„Die Schärfe der Konkretion“. Kurzrezension in der Analyse & Kritik:
Reinhard Strecker ist vielen bis heute kein Begriff, obwohl er als einer der Pioniere der bundesdeutschen Auseinandersetzung mit dem Nationalsozialismus gelten kann. Bereits Ende der 1950er Jahre begann auf Initiative des damaligen Sprachwissenschaftsstudenten an der Freien Universität Berlin eine kleine Gruppe aus dem Umfeld des SDS damit, Materialien über NS-Täter zu sammeln. Sie recherchierte Dokumente zu Unrechtsurteilen aus der NS-Zeit, die mitsamt den Namen der verantwortlichen Richter und Staatsanwälte öffentlich gemacht wurden. Daraus entstand die Ausstellung »Ungesühnte Nazijustiz«. Für die Verjährungsdebatten im Bundestag und die Gründung der Zentralen Stelle der Landesjustizverwaltungen zur Aufklärung nationalsozialistischer Verbrechen hat sie wesentliche Impulse gegeben.

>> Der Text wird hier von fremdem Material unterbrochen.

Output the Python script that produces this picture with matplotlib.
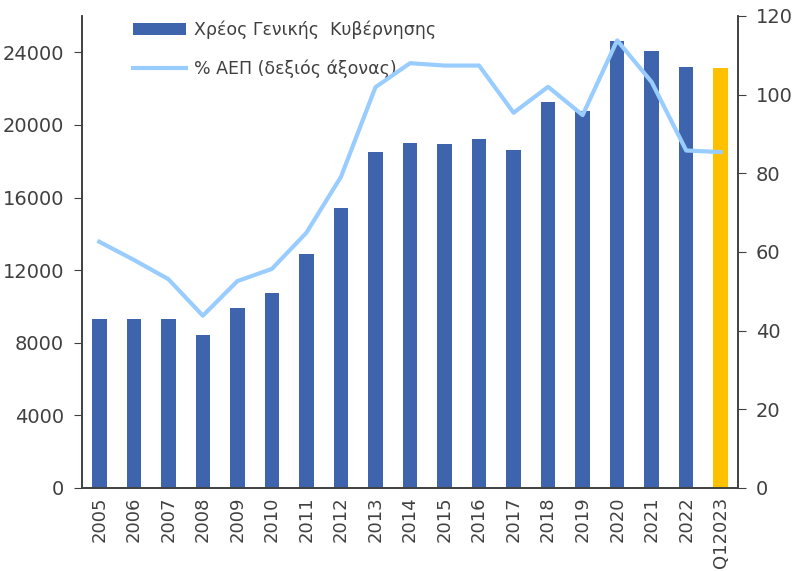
import numpy as np
import matplotlib
matplotlib.use('Agg')
import matplotlib.pyplot as plt

years = ['2005', '2006', '2007', '2008', '2009', '2010', '2011', '2012', '2013', '2014',
         '2015', '2016', '2017', '2018', '2019', '2020', '2021', '2022', 'Q12023']
debt = [9300, 9300, 9300, 8400, 9900, 10750, 12900, 15450, 18500, 19000,
        18950, 19250, 18620, 21250, 20750, 24600, 24050, 23200, 23120]
pct_gdp = [62.6, 58.0, 53.1, 43.8, 52.6, 55.7, 64.9, 79.1, 101.9, 108.0,
           107.4, 107.4, 95.4, 102.0, 94.8, 113.8, 103.2, 85.8, 85.4]

plt.rcParams['font.family'] = ['DejaVu Sans']
txt = '#404040'

fig = plt.figure(figsize=(8, 5.71), dpi=100)
ax = fig.add_axes([0.1025, 0.1454, 0.82, 0.8266])
ax2 = ax.twinx()

x = np.arange(len(years))
colors = ['#3D64AD'] * (len(years) - 1) + ['#FFC000']
bars = ax.bar(x, debt, width=0.42, color=colors, zorder=2, label='Χρέος Γενικής  Κυβέρνησης')
line, = ax2.plot(x, pct_gdp, color='#99CCFF', linewidth=3.0, label='% ΑΕΠ (δεξιός άξονας)')

ax.set_xlim(-0.5, len(years) - 0.5)
ax.set_ylim(0, 26000)
ax.set_yticks(np.arange(0, 24001, 4000))
ax2.set_ylim(0, 120)
ax2.set_yticks(np.arange(0, 121, 20))

ax.set_xticks(x)
ax.set_xticklabels(years, rotation=90, fontsize=13, color=txt)
ax.tick_params(axis='x', length=0, pad=6)
ax.tick_params(axis='y', labelsize=14, colors=txt, length=6, direction='out', pad=7)
ax2.tick_params(axis='y', labelsize=14, colors=txt, length=6, direction='out', pad=7)

for a in (ax, ax2):
    a.spines['top'].set_visible(False)
    for s in ('left', 'right', 'bottom'):
        a.spines[s].set_color('#404040')
        a.spines[s].set_linewidth(1.2)

ax.legend([bars, line], [bars.get_label(), line.get_label()],
          loc='upper left', bbox_to_anchor=(0.077, 0.99), frameon=False,
          borderpad=0, borderaxespad=0,
          fontsize=12.5, handlelength=3.1, handletextpad=0.45,
          labelspacing=1.15, labelcolor=txt)

plt.savefig('out.png', dpi=100)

Gottfried Oy und Christoph Schneider widmen sich dieser frühen Phase der Auseinandersetzung mit dem NS. Ein Auszug aus einem Gespräch, das sie mit Strecker geführt haben, bildet den Kern ihres Buches. Es folgen je ein Essay zum Verhältnis der Neuen Linken zum Nationalsozialismus und zum Kontext der »Aufarbeitung« in der Bundesrepublik. Die Autoren wählen den aufwändigen und erkenntnisreichen Weg der Konkretion gehen. Sie zeigen damit, dass es möglich ist, sich jenseits von 68er-Bashing und der Reproduktion des Mythos der über den NS aufklärenden Generation den tatsächlichen Formen der Auseinandersetzung zu nähern.
Gottfried Oy, Christoph Schneider: Die Schärfe der Konkretion. Reinhard Strecker, 1968 und der Nationalsozialismus in der bundesdeutschen Historiografie. Westfälisches Dampfboot, Münster 2013, 252 Seiten, 24,90 EUR.